In an excellent cover story in the Time magazine edition that appeared while I was there five years ago, Joe Klein wrote that the Republicans had “traded country-club aristocracy for pitchfork populism”, and had come to believe in “the amateurism of political virginity”. There was also what Klein called the “celebrity/reality-TV/talk-show wing” of the party, which in its ideological purity was “made up of adolescent candidates more interested in promoting themselves and their books and their TV shows than in seriously running for president”.

That was then. And just recently, in the run up to the California Primaries, I was in America again, and as I read what I had written in my earlier article I saw that I might just as easily have been writing it now. With one major difference: it’s got much worse. Very much worse. And not least thanks to the explosion onto the scene of Donald Trump, only one of the many anti-establishment outsider candidates who pour scorn on anyone who even knows how to spell “Washington”, and for whom seeing Hillary Clinton (“Crooked Hillary”, as Trump consistently describes her) in the White House would plunge America into terminal decline.

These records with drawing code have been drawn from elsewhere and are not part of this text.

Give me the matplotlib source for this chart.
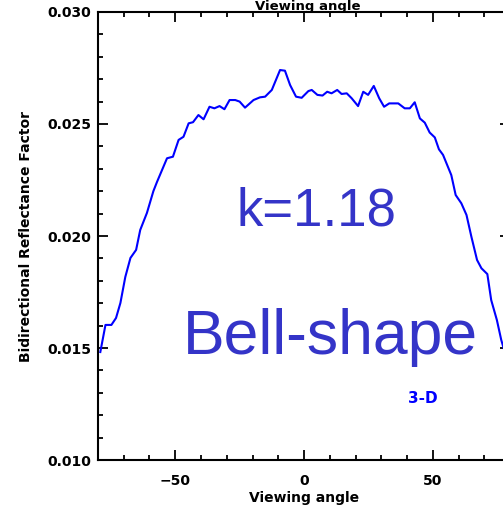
import matplotlib
matplotlib.use("Agg")
import matplotlib.pyplot as plt
from matplotlib.ticker import MultipleLocator
from matplotlib.transforms import Bbox

# BRF profile across the principal plane
angle = [-79.1, -77.1, -74.8, -73.0, -71.3, -69.4, -67.4, -65.2, -63.6, -61.0,
         -58.5, -57.1, -53.2, -50.9, -48.7, -46.8, -44.8, -43.1, -41.0, -39.0,
         -36.7, -34.8, -32.8, -30.9, -28.9, -26.7, -25.0, -22.9, -19.6, -17.1,
         -15.1, -12.5, -9.3, -7.4, -5.4, -3.1, -0.9, 1.7, 3.0, 5.2,
         7.2, 9.0, 10.7, 12.9, 14.6, 16.6, 18.5, 21.0, 23.0, 24.9,
         27.1, 29.2, 31.1, 33.1, 36.6, 39.1, 41.1, 43.0, 45.0, 46.9,
         48.8, 50.8, 52.4, 54.0, 57.2, 58.9, 61.1, 63.1, 65.0, 67.2,
         68.9, 71.2, 72.7, 74.9, 76.6, 77.5]
brf = [0.01482, 0.01603, 0.01603, 0.01634, 0.01701, 0.01817, 0.01902, 0.01938, 0.02027, 0.02103,
       0.02200, 0.02241, 0.02347, 0.02354, 0.02429, 0.02443, 0.02503, 0.02508, 0.02540, 0.02521,
       0.02577, 0.02570, 0.02580, 0.02566, 0.02607, 0.02607, 0.02600, 0.02573, 0.02607, 0.02619,
       0.02622, 0.02652, 0.02741, 0.02738, 0.02674, 0.02622, 0.02617, 0.02647, 0.02652, 0.02630,
       0.02627, 0.02644, 0.02637, 0.02652, 0.02634, 0.02637, 0.02615, 0.02580, 0.02644, 0.02630,
       0.02670, 0.02615, 0.02577, 0.02592, 0.02592, 0.02570, 0.02570, 0.02597, 0.02525, 0.02506,
       0.02462, 0.02440, 0.02387, 0.02362, 0.02272, 0.02183, 0.02146, 0.02094, 0.01997, 0.01893,
       0.01856, 0.01830, 0.01714, 0.01625, 0.01536, 0.01500]

k_label = "k=1.18"
shape_label = "Bell-shape"
model_label = "3-D"

fig = plt.figure(figsize=(5.03, 5.12), dpi=100)
ax = fig.add_axes([98 / 503, 52 / 512, 412 / 503, 448 / 512])

ax.plot(angle, brf, color="#0000ff", lw=1.5)

ax.set_xlim(-80, 80)
ax.set_ylim(0.010, 0.030)
ax.xaxis.set_major_locator(MultipleLocator(50))
ax.xaxis.set_minor_locator(MultipleLocator(10))
ax.yaxis.set_major_locator(MultipleLocator(0.005))
ax.yaxis.set_minor_locator(MultipleLocator(0.001))
ax.yaxis.set_major_formatter(plt.FormatStrFormatter("%.3f"))

ax.tick_params(which="both", direction="in", top=True, right=True, width=1.3)
ax.tick_params(which="major", length=7)
ax.tick_params(which="minor", length=3.6)
ax.tick_params(axis="x", which="major", pad=10)
ax.tick_params(axis="y", which="major", pad=5)
for lab in ax.get_xticklabels() + ax.get_yticklabels():
    lab.set_fontweight("bold")
    lab.set_fontsize(10)
for sp in ax.spines.values():
    sp.set_linewidth(1.5)

ax.set_xlabel("Viewing angle", fontsize=10, fontweight="bold", labelpad=2)
ax.set_ylabel("Bidirectional Reflectance Factor", fontsize=10, fontweight="bold", labelpad=10)

# top axis title, descenders hidden by the upper frame
top = fig.text(308 / 503, 1 - 10 / 512, "Viewing angle", ha="center", va="baseline",
               fontsize=9.5, fontweight="bold")
top.set_clip_box(Bbox.from_extents(0, 512 - 11, 503, 512))
top.set_clip_on(True)

ann = "#3434c8"
ax.text(4.7, 0.02049, k_label, ha="center", va="baseline", color=ann,
        fontsize=38, family="Liberation Sans")
ax.text(10.1, 0.01473, shape_label, ha="center", va="baseline", color=ann,
        fontsize=45, family="Liberation Sans")
ax.text(46.1, 0.01254, model_label, ha="center", va="baseline", color="#0000ff",
        fontsize=11, fontweight="bold")

fig.savefig("out.png", dpi=100)
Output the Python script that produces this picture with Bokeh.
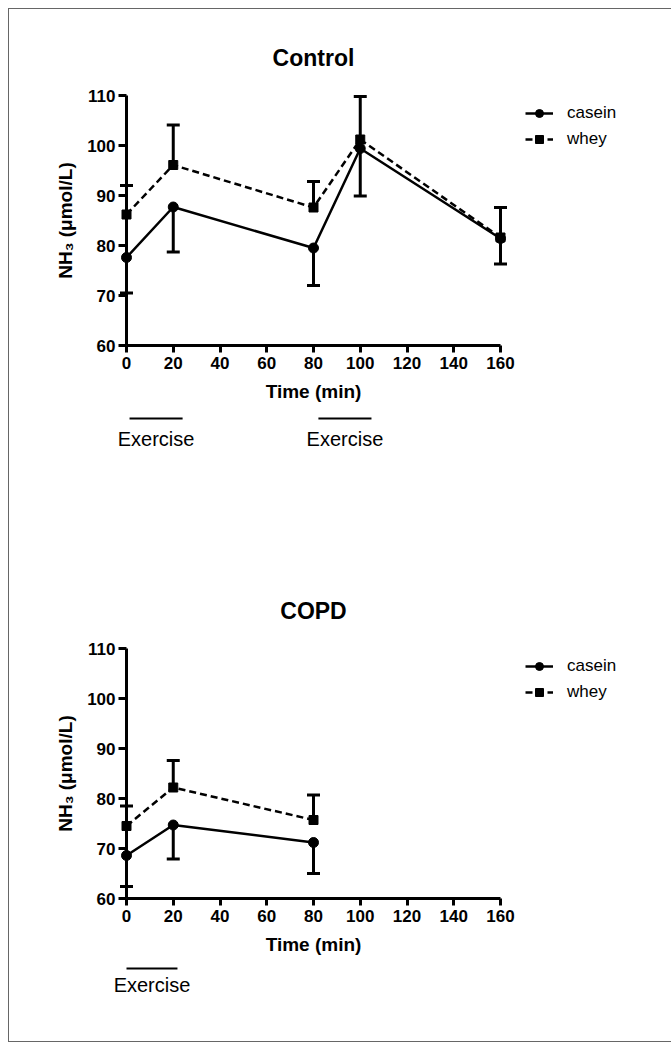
from bokeh.plotting import figure
from bokeh.layouts import column
from bokeh.models import (ColumnDataSource, FixedTicker, Legend, LegendItem, Range1d)
from bokeh.embed import file_html
from bokeh.resources import INLINE
from bokeh.core.properties import value

# ---------------- data ----------------
x_ticks = [0, 20, 40, 60, 80, 100, 120, 140, 160]
y_ticks = [60, 70, 80, 90, 100, 110]

ctrl_time = [0, 20, 80, 100, 160]
ctrl_casein = [77.6, 87.7, 79.5, 99.4, 81.4]
ctrl_casein_sem = [7.1, 9.0, 7.5, 9.5, 5.1]
ctrl_whey = [86.2, 96.1, 87.6, 101.2, 81.6]
ctrl_whey_sem = [5.8, 8.0, 5.2, 8.6, 6.0]

copd_time = [0, 20, 80]
copd_casein = [68.6, 74.7, 71.2]
copd_casein_sem = [6.2, 6.8, 6.2]
copd_whey = [74.5, 82.2, 75.7]
copd_whey_sem = [4.0, 5.4, 5.0]

series_names = ["casein", "whey"]
x_label = "Time (min)"
y_label = "NH\u2083 (\u03bcmol/L)"
exercise_text = "Exercise"

# exercise bars (start, end) in minutes
ctrl_exercise = [(1.3, 24.0), (82.1, 104.8)]
copd_exercise = [(0.0, 21.8)]

FONT = "Liberation Sans"


def make_panel(title, t, cas, cas_e, whey, whey_e, top_b, bot_b, exercises, bar_y, text_y):
    p = figure(frame_width=374, frame_height=250,
               min_border_left=117, min_border_right=162,
               min_border_top=top_b, min_border_bottom=bot_b,
               x_range=Range1d(0, 160), y_range=Range1d(60, 110),
               output_backend="svg", toolbar_location=None, tools="")
    p.grid.visible = False
    p.outline_line_color = None
    p.background_fill_color = "white"
    p.border_fill_color = "white"

    for ax in (p.xaxis[0], p.yaxis[0]):
        ax.axis_line_width = 3
        ax.axis_line_color = "black"
        ax.major_tick_line_width = 3
        ax.major_tick_line_color = "black"
        ax.minor_tick_line_color = None
        ax.major_tick_in = 0
        ax.major_label_text_font = FONT
        ax.major_label_text_font_style = "bold"
        ax.major_label_text_font_size = "17px"
        ax.major_label_text_color = "black"
        ax.axis_label_text_font = FONT
        ax.axis_label_text_font_style = "bold"
        ax.axis_label_text_font_size = "19px"
        ax.axis_label_text_color = "black"
    p.xaxis.ticker = FixedTicker(ticks=x_ticks)
    p.yaxis.ticker = FixedTicker(ticks=y_ticks)
    p.xaxis.major_tick_out = 7
    p.xaxis.major_label_standoff = 4
    p.xaxis.axis_label = x_label
    p.xaxis.axis_label_standoff = 9
    p.yaxis.major_tick_out = 8
    p.yaxis.major_label_standoff = 3
    p.yaxis.axis_label = y_label
    p.yaxis.axis_label_standoff = 8

    src = ColumnDataSource(dict(
        t=t, cas=cas, whey=whey,
        cas_lo=[c - e for c, e in zip(cas, cas_e)],
        whey_hi=[w + e for w, e in zip(whey, whey_e)],
    ))

    # one-sided error bars: casein downward, whey upward
    p.segment(x0="t", y0="cas", x1="t", y1="cas_lo", source=src,
              line_width=3, line_color="black", level="overlay")
    p.scatter("t", "cas_lo", source=src, marker="dash", size=13,
              line_width=3, line_color="black", level="overlay")
    p.segment(x0="t", y0="whey", x1="t", y1="whey_hi", source=src,
              line_width=3, line_color="black", level="overlay")
    p.scatter("t", "whey_hi", source=src, marker="dash", size=13,
              line_width=3, line_color="black", level="overlay")

    l1 = p.line("t", "cas", source=src, line_width=2.5, line_color="black", level="overlay")
    s1 = p.scatter("t", "cas", source=src, marker="circle", size=10,
                   fill_color="black", line_color="black", level="overlay")
    l2 = p.line("t", "whey", source=src, line_width=2.5, line_color="black",
                line_dash="7 4", level="overlay")
    s2 = p.scatter("t", "whey", source=src, marker="square", size=9,
                   fill_color="black", line_color="black", level="overlay")

    legend = Legend(items=[LegendItem(label=series_names[0], renderers=[l1, s1]),
                           LegendItem(label=series_names[1], renderers=[l2, s2])],
                    location=(25, 196), orientation="vertical", padding=0, spacing=6,
                    glyph_width=28, glyph_height=20, label_height=20, label_standoff=14,
                    border_line_color=None, background_fill_alpha=0, margin=0,
                    label_text_font=FONT, label_text_font_size="17px",
                    label_text_color="black")
    p.add_layout(legend, "right")

    p.text(x=[80], y=[117.6], text=[title], text_align="center",
           text_baseline="middle", text_font=value(FONT), text_font_style="bold",
           text_font_size="23px", text_color="black", level="overlay")

    ex_src = ColumnDataSource(dict(
        x0=[e[0] for e in exercises], x1=[e[1] for e in exercises],
        xm=[(e[0] + e[1]) / 2 for e in exercises],
        yb=[bar_y] * len(exercises), yt=[text_y] * len(exercises),
        label=[exercise_text] * len(exercises),
    ))
    p.segment(x0="x0", y0="yb", x1="x1", y1="yb", source=ex_src,
              line_width=2, line_color="black", level="overlay")
    p.text(x="xm", y="yt", text="label", source=ex_src, text_align="center",
           text_baseline="middle", text_font=value(FONT), text_font_size="20px",
           text_color="black", level="overlay")
    return p


p1 = make_panel("Control", ctrl_time, ctrl_casein, ctrl_casein_sem, ctrl_whey, ctrl_whey_sem,
                86, 180, ctrl_exercise, 45.4, 41.4)
p2 = make_panel("COPD", copd_time, copd_casein, copd_casein_sem, copd_whey, copd_whey_sem,
                123, 143, copd_exercise, 46.0, 42.8)

layout = column(p1, p2, spacing=0, margin=(8, 0, 0, 8),
                styles={"border": "1px solid #666666"})

with open("out.html", "w") as f:
    f.write(file_html(layout, INLINE))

I was in America when Trump crossed the threshold number of delegates needed to clinch his Party’s nomination as the candidate to represent it in the November election. He delighted in mocking the many pundits who never foresaw his triumphal progress through the primaries, and who scoffed at the very thought that he might become the Republican nominee. But there he is, now neck-and-neck with Clinton in the polls, spewing contempt for her, her husband and the current President – and also for Republicans who cannot stomach him; ranting and raving over Mexicans and Muslims, over the Chinese and others who’ve run circles around America’s pathetic trade negotiators; describing so much and so many as “disgusting” and “horrible” and “the worst in history”.

The big question pundits are now posing is whether he will become “more presidential”, but all the signs are that he will not. This is the Trump that has been, that is and that will continue to be, the bombastic, aggressive deal-maker; the disagreeable, angry, offensive, uncaring, self-centred, narcissistic extravert – the man who now appears as though he could indeed become the next president of the most powerful country on earth.

Back to my 2011 article. “As in Kenya,” I wrote then, “America’s legislators posture and play political games instead of reaching consensus on urgent and strategic matters like their massive deficit and the obstinately high rate of unemployment. They live in a parallel reality, with everything viewed through the prism of their 2012 election… just as is the case here. On his recent CNN programme GPS, Fareed Zakaria said that America (unlike Greece and some other countries) has solutions for its economic problems. The pity is that its politicians – of both parties – are selfish and self-centred, not sufficiently concerned about the national wellbeing.”

It sounded all too familiar. But did I feel consoled, less angry about our political posturers, knowing they had good company in their counterparts in the richest economy in the world, in its most vaunted democracy? Certainly not.